- **Instruction**:
Hunt for the word "Generate" across the entries below, copying each line that holds it.

- **Data for the task**:
======

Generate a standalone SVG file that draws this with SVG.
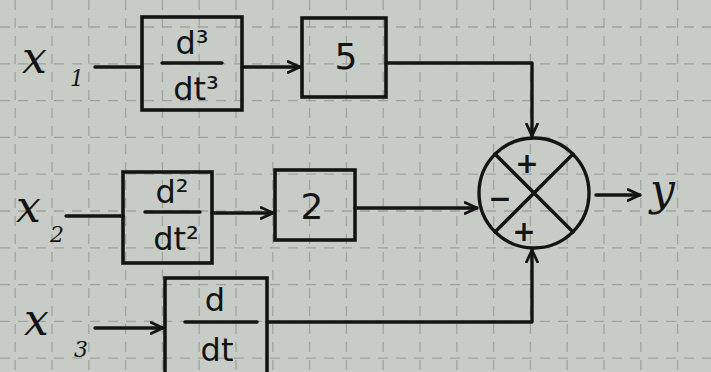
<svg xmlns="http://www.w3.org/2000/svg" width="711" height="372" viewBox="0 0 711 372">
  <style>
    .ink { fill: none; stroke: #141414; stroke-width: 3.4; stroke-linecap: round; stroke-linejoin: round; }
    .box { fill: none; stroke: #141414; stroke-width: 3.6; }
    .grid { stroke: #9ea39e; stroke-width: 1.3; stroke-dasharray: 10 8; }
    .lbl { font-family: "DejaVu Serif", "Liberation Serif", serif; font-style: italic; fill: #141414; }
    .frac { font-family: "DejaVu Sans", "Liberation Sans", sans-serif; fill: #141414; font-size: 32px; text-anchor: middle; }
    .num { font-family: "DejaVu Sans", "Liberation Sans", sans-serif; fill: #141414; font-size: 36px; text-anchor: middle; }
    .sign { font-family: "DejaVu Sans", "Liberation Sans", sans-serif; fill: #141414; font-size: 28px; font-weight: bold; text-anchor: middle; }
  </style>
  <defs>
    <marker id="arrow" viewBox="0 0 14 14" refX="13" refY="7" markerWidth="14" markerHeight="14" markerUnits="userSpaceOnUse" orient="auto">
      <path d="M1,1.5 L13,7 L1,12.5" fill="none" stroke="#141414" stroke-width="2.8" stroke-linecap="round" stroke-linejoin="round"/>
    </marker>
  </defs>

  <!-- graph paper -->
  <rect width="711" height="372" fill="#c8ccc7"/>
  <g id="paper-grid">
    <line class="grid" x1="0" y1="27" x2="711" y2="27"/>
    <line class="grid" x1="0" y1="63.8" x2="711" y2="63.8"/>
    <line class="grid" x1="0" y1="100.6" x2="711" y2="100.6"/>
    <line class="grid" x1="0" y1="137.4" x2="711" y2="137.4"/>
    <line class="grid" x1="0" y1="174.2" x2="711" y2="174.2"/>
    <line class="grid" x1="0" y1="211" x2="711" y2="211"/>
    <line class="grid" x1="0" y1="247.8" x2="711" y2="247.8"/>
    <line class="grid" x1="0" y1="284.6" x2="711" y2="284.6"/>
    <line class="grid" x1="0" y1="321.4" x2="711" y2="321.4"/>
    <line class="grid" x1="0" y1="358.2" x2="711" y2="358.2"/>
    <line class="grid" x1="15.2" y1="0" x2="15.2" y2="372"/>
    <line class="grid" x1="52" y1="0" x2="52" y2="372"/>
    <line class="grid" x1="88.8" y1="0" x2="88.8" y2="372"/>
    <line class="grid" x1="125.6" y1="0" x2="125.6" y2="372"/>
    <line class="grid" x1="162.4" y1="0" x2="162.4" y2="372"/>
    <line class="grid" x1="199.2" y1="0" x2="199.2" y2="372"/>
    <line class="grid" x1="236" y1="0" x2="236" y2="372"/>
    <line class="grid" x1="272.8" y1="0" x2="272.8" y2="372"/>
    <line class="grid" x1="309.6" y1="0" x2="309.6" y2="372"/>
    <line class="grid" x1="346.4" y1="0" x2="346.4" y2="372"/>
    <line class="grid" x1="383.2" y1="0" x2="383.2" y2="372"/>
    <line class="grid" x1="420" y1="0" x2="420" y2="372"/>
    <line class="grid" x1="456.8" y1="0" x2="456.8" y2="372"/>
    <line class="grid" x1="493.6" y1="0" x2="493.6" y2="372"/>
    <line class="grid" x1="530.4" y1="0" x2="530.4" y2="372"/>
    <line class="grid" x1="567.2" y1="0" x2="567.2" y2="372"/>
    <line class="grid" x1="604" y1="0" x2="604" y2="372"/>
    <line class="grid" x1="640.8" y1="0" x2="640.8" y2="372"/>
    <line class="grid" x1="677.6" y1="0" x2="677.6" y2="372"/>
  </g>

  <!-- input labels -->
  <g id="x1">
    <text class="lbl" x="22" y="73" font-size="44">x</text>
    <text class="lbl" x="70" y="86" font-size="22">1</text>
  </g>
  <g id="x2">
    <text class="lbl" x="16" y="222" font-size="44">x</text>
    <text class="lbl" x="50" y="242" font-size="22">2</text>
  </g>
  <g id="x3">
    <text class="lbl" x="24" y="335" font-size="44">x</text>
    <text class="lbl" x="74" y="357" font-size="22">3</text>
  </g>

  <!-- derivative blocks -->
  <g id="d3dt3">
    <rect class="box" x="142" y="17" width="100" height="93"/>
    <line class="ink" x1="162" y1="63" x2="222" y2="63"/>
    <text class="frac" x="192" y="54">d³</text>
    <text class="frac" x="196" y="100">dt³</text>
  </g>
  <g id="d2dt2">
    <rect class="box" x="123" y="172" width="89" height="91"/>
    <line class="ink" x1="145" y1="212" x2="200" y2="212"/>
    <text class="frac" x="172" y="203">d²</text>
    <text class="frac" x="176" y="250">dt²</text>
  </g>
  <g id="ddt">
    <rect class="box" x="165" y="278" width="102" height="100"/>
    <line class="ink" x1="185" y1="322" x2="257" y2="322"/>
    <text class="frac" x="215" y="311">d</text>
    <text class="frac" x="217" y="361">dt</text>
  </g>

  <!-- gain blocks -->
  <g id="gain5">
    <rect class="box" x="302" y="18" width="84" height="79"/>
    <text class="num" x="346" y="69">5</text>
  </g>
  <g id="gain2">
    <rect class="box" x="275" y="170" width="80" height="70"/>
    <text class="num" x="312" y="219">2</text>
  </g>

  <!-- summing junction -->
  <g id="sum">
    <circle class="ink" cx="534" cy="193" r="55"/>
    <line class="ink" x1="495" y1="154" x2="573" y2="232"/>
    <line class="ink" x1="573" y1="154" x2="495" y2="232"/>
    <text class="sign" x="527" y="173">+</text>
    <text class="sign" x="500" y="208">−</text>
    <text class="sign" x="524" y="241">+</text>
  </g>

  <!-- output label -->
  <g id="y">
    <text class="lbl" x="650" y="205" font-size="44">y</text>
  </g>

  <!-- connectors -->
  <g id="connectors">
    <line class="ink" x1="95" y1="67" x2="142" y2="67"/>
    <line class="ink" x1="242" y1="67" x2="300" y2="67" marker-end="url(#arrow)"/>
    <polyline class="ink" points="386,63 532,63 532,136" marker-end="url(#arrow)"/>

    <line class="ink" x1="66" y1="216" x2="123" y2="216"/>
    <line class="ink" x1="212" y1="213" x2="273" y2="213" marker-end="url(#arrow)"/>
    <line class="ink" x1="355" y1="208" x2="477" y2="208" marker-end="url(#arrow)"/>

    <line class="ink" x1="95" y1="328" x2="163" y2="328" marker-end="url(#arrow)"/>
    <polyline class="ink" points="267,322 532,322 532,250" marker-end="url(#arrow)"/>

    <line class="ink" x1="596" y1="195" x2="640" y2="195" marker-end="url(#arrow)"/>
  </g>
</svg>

======

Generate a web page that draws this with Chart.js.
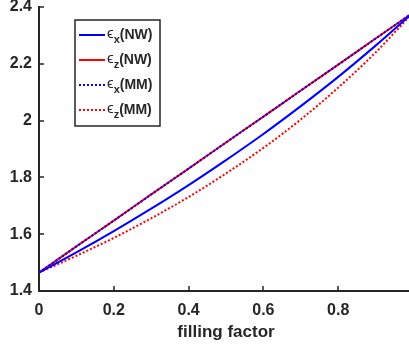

======

- **Answer in full**:
Generate a standalone SVG file that draws this with SVG.
Generate a web page that draws this with Chart.js.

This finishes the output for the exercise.